═════ Information shown
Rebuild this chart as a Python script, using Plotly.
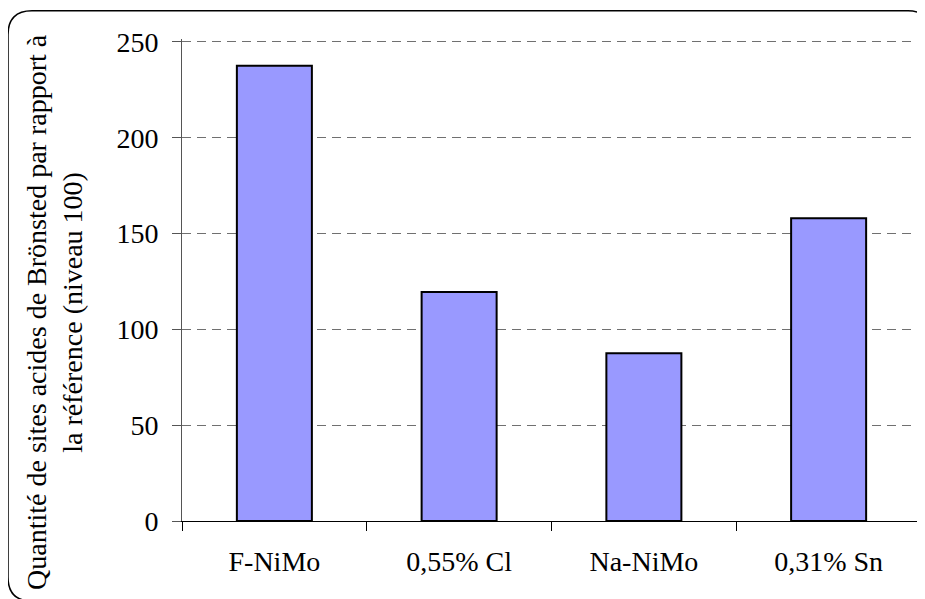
import plotly.graph_objects as go

categories = ["F-NiMo", "0,55% Cl", "Na-NiMo", "0,31% Sn"]
values = [237.5, 119.5, 87.5, 158]
y_ticks = [0, 50, 100, 150, 200, 250]
y_title_lines = ["Quantité de sites acides de Brönsted par rapport à", "la référence (niveau 100)"]

FONT = "Liberation Serif, Times New Roman, serif"
OFF = 8  # page body offset
YMAX = 251.5
SCALE = (521 - 42) / 250.0  # px per unit
W, H = 925 - OFF, 599 - OFF
L = 182 - OFF
T = (521 - YMAX * SCALE) - OFF
R = W - (921 - OFF)
B = H - (521 - OFF)
pw, ph = W - L - R, H - T - B

def px(x):
    return (x - OFF - L) / pw

def py(y):
    return (H - B - (y - OFF)) / ph

fig = go.Figure()
fig.add_trace(go.Bar(
    x=categories, y=values,
    marker=dict(color="#9999FF", line=dict(color="black", width=2)),
    width=0.406,
))

# rounded frame
x0, x1 = px(8), px(932)
y0, y1 = py(11), py(601)
rx, ry = 24 / pw, 24 / ph
path = (f"M {x0+rx},{y0} L {x1-rx},{y0} Q {x1},{y0} {x1},{y0-ry} "
        f"L {x1},{y1+ry} Q {x1},{y1} {x1-rx},{y1} L {x0+rx},{y1} "
        f"Q {x0},{y1} {x0},{y1+ry} L {x0},{y0-ry} Q {x0},{y0} {x0+rx},{y0} Z")
fig.add_shape(type="path", path=path, xref="paper", yref="paper",
              line=dict(color="black", width=1.5), layer="above")

fig.add_annotation(
    text="<br>".join(y_title_lines), textangle=-90,
    xref="paper", yref="paper", x=px(55), y=py(312),
    xanchor="center", yanchor="middle", showarrow=False,
    font=dict(family=FONT, size=28, color="black"),
)

fig.update_layout(
    width=W, height=H,
    margin=dict(l=L, r=R, t=T, b=B),
    paper_bgcolor="white", plot_bgcolor="white",
    font=dict(family=FONT, size=28, color="black"),
    showlegend=False,
    xaxis=dict(
        showline=True, linecolor="black", linewidth=1,
        ticks="outside", ticklen=9, tickcolor="black", tickson="boundaries",
        showgrid=False, ticklabelstandoff=15,
    ),
    yaxis=dict(
        range=[0, YMAX], tickvals=y_ticks,
        showline=True, linecolor="#555555", linewidth=1,
        ticks="outside", ticklen=9, tickcolor="#555555",
        showgrid=True, gridcolor="#707070", griddash="9px,6px", gridwidth=1,
        zeroline=False, ticklabelstandoff=8,
    ),
)

fig.write_html("out.html")
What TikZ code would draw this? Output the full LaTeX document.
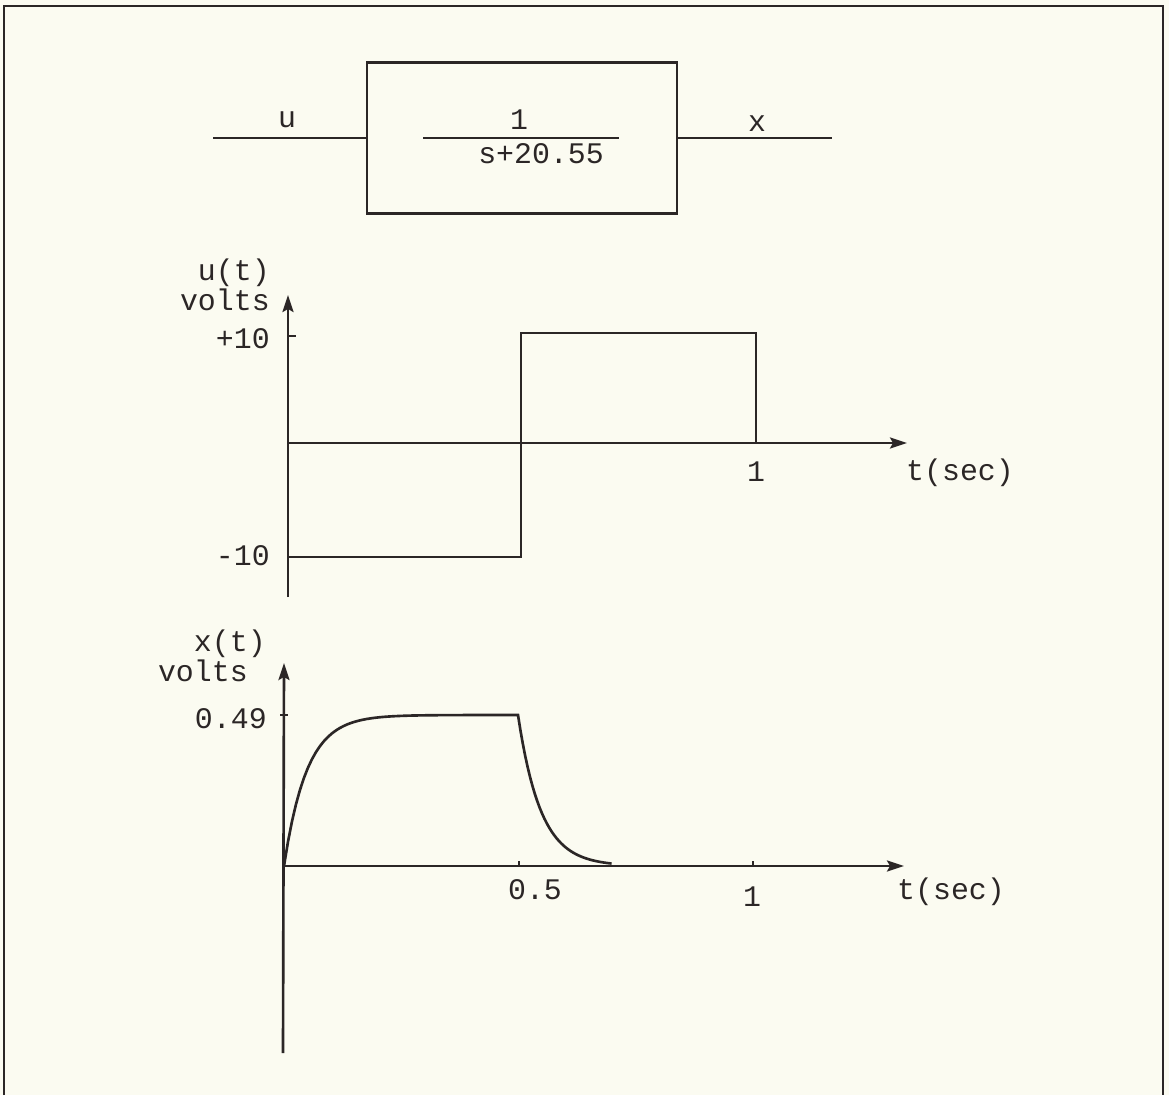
══════════
Task goal:
Copy all the data exactly as written, but skip any picture.

Expected output:
Rebuild this chart as a Python script, using Plotly.
import plotly.graph_objects as go

categories = ["F-NiMo", "0,55% Cl", "Na-NiMo", "0,31% Sn"]
values = [237.5, 119.5, 87.5, 158]
y_ticks = [0, 50, 100, 150, 200, 250]
y_title_lines = ["Quantité de sites acides de Brönsted par rapport à", "la référence (niveau 100)"]

FONT = "Liberation Serif, Times New Roman, serif"
OFF = 8  # page body offset
YMAX = 251.5
SCALE = (521 - 42) / 250.0  # px per unit
W, H = 925 - OFF, 599 - OFF
L = 182 - OFF
T = (521 - YMAX * SCALE) - OFF
R = W - (921 - OFF)
B = H - (521 - OFF)
pw, ph = W - L - R, H - T - B

def px(x):
    return (x - OFF - L) / pw

def py(y):
    return (H - B - (y - OFF)) / ph

fig = go.Figure()
fig.add_trace(go.Bar(
    x=categories, y=values,
    marker=dict(color="#9999FF", line=dict(color="black", width=2)),
    width=0.406,
))

# rounded frame
x0, x1 = px(8), px(932)
y0, y1 = py(11), py(601)
rx, ry = 24 / pw, 24 / ph
path = (f"M {x0+rx},{y0} L {x1-rx},{y0} Q {x1},{y0} {x1},{y0-ry} "
        f"L {x1},{y1+ry} Q {x1},{y1} {x1-rx},{y1} L {x0+rx},{y1} "
        f"Q {x0},{y1} {x0},{y1+ry} L {x0},{y0-ry} Q {x0},{y0} {x0+rx},{y0} Z")
fig.add_shape(type="path", path=path, xref="paper", yref="paper",
              line=dict(color="black", width=1.5), layer="above")

fig.add_annotation(
    text="<br>".join(y_title_lines), textangle=-90,
    xref="paper", yref="paper", x=px(55), y=py(312),
    xanchor="center", yanchor="middle", showarrow=False,
    font=dict(family=FONT, size=28, color="black"),
)

fig.update_layout(
    width=W, height=H,
    margin=dict(l=L, r=R, t=T, b=B),
    paper_bgcolor="white", plot_bgcolor="white",
    font=dict(family=FONT, size=28, color="black"),
    showlegend=False,
    xaxis=dict(
        showline=True, linecolor="black", linewidth=1,
        ticks="outside", ticklen=9, tickcolor="black", tickson="boundaries",
        showgrid=False, ticklabelstandoff=15,
    ),
    yaxis=dict(
        range=[0, YMAX], tickvals=y_ticks,
        showline=True, linecolor="#555555", linewidth=1,
        ticks="outside", ticklen=9, tickcolor="#555555",
        showgrid=True, gridcolor="#707070", griddash="9px,6px", gridwidth=1,
        zeroline=False, ticklabelstandoff=8,
    ),
)

fig.write_html("out.html")
What TikZ code would draw this? Output the full LaTeX document.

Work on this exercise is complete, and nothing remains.